Dangerous Prototypes, my favorite hardware-hacking rock band, gives out the PCB’s left over from their prototyping process. It’s a clever promotion and I love free stuff, so I snagged one of their PCB ‘coupons’ a few weeks ago and built a breakout for the FTDI FT311, an Android-to-damn-near-everything bridge. Check it!
The FT311 is an Android Open Accessory host, which means it gives Android apps full-speed access to circuits. Through this, I can build an app that talks to UART, SPI, I2C, or plain old I/O – this thing lets me connect my phone to virtually anything.
Dangerous Prototypes’ products are almost all surface-mount, so I used the same special prototyping tools I use for client work. I applied Zephpaste solder paste (amazing quality, easy to clean, and made in America) with a fine-tipped syringe, and populated components I ordered from Mouser.
To solder the joints, I busted out The Hotness, my custom reflow oven made from Hurricane Sandy salvage. The board took about 20 seconds at 170° to reflow into beautiful, factory-perfect fillets.

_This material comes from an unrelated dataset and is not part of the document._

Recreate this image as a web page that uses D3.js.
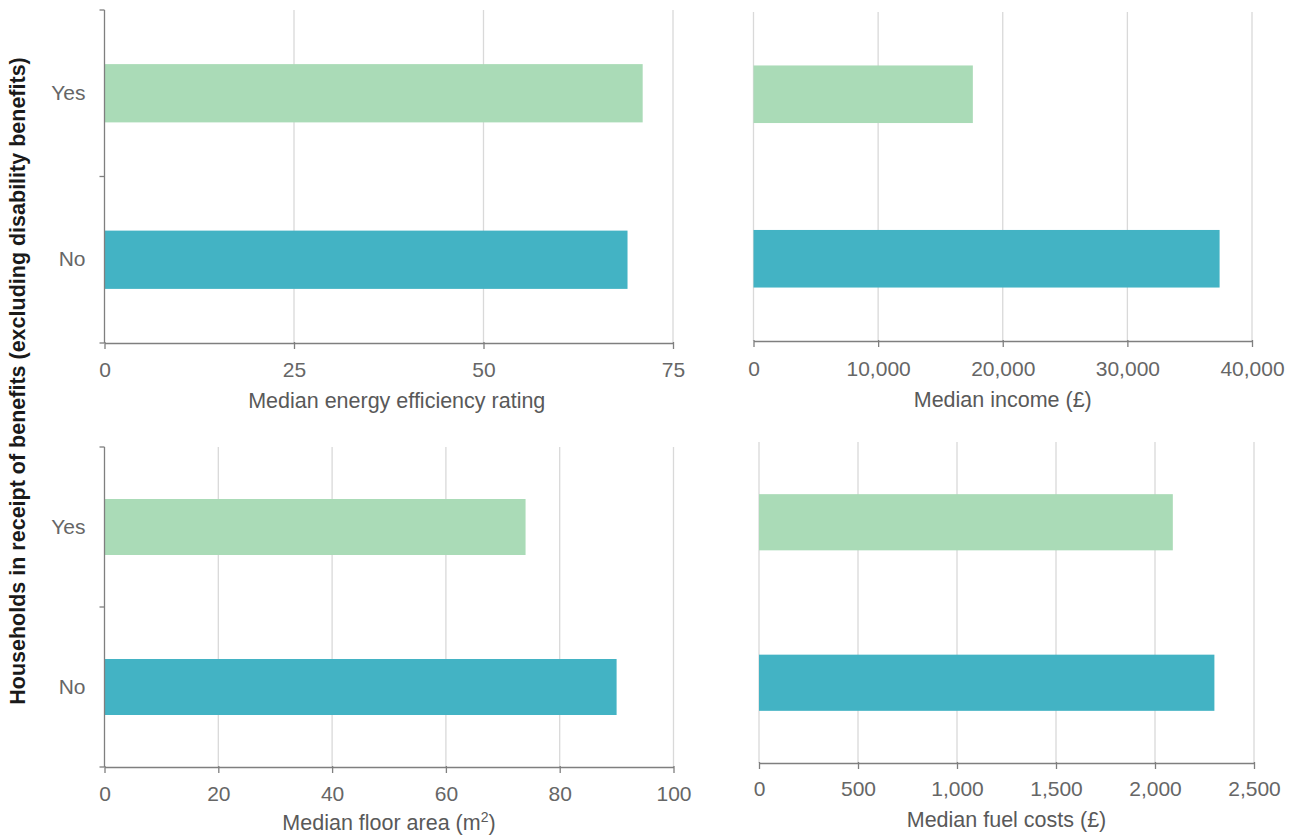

I added the USB port and through-hole headers manually. In a factory, the reflow oven has infrared lamps with programmable hot spots that would give the USB port extra heat. Technicians would also use a wave solderer to zap the headers all at once. But grandpa-style worked fine – this took about 20 minutes start to finish! Perhaps new features for Hotness 2.0?
Also, big shout-out to Panavise, makers of the goddamned handiest circuit tool around. If you build a board a week, a Panavise will change your life.
6 thoughts on “Mini-Project: Dangerous Prototypes FT311 Build”
Would you have done this if soldering by hand? I got one of these breakouts before looking at the layout and the close proximity of parts looks daunting…I wish a lot of the parts were put on the back so there was more space to solder them in…
Definitely! As long as none of the components are in leadless packages like QFN or BGA, soldering surface-mount by hand is easy. Just apply lots of flux (we have at the space), hold the component with fine tweezers, and transfer balls of solder to each pin from the tip of your iron.
hey!!! can anyone help me in designing an ft311 ADK board for interfacing android devices with external hardware
That’s pretty much what this is. All of Dangerous Prototypes’ products, including this one, are open hardware – look around and you can find their schematics and board files.
can u plz look around and tell me how it works…??? im a fresher and dont knw anything abt microcontrollers…learning everything….in my summer vacation..can u help????
Read the FT311 Datasheet and documentation – that should give you enough information to get started. If those docs bamboozle you, perhaps you should begin circuits with a simpler project or one involving more pre-built modules.